Will the Department of Education be able to continue to defend the tests?
At every working group meeting, someone in the room has pinned down State Superintendent Paolo DeMaria on what I think are vitally-important issues: First, what evidence does the department have to demonstrate the validity and reliability of the tests? Second, when are schools and districts going to get detailed item analysis from the tests?
I can empathize with Dr. DeMaria and the department on the latter -- I'm pretty sure it is up to the legislature to pony up enough money to make full item release / item analysis possible, and he has stated it is a matter of money, in the meetings. In my humble opinion, I think a straight "up or down" vote among the state board members would reveal a near-unanimous consensus that schools need and deserve the data. If what the board needs is a resolution from the Superintendent, through a member... will they get it?

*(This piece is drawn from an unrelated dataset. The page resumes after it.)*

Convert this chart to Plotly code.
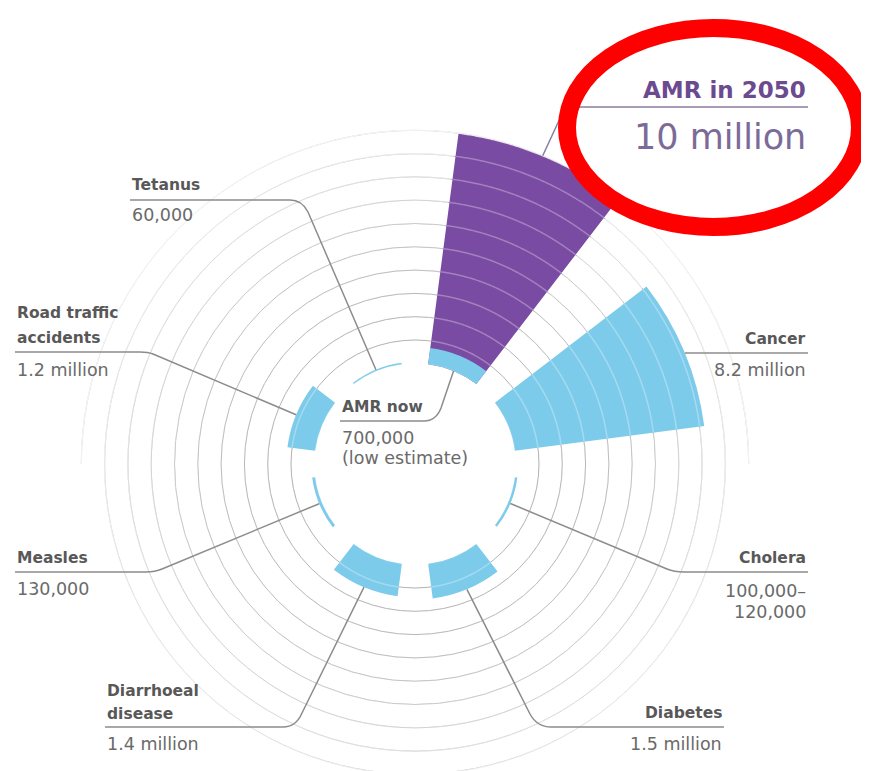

On the former, I'm not a psychometric expert, so when such information becomes available it will take me some time to digest. (In meeting 4, Findlay High School Principal Craig Kupferburg repeated another member's previous request for data indicating validity and reliability from the department.) What I do know is that our teachers are teaching to the right standards, and the test-performance history of the class of 2018 -- statewide -- speaks for itself. What I do know is that we have ample data that suggests the online test(s) were more difficult than the pencil-and-paper ones. And what I do know is that the progression from PARCC test items / platform to AIR platform -- combined items to AIR platform / Ohio items is a textbook case of putting a 'moving target' in front of kids, then comparing the performance data in an apples-to-oranges manner.
What I don't know is how long the experts in the big building in downtown Columbus can continue to maintain the tests are fair, with the defenses they've mounted to this point, and all in the name of 'rigor.' I think it is time to level with everyone about the tests' limitations, and deal with the consequences.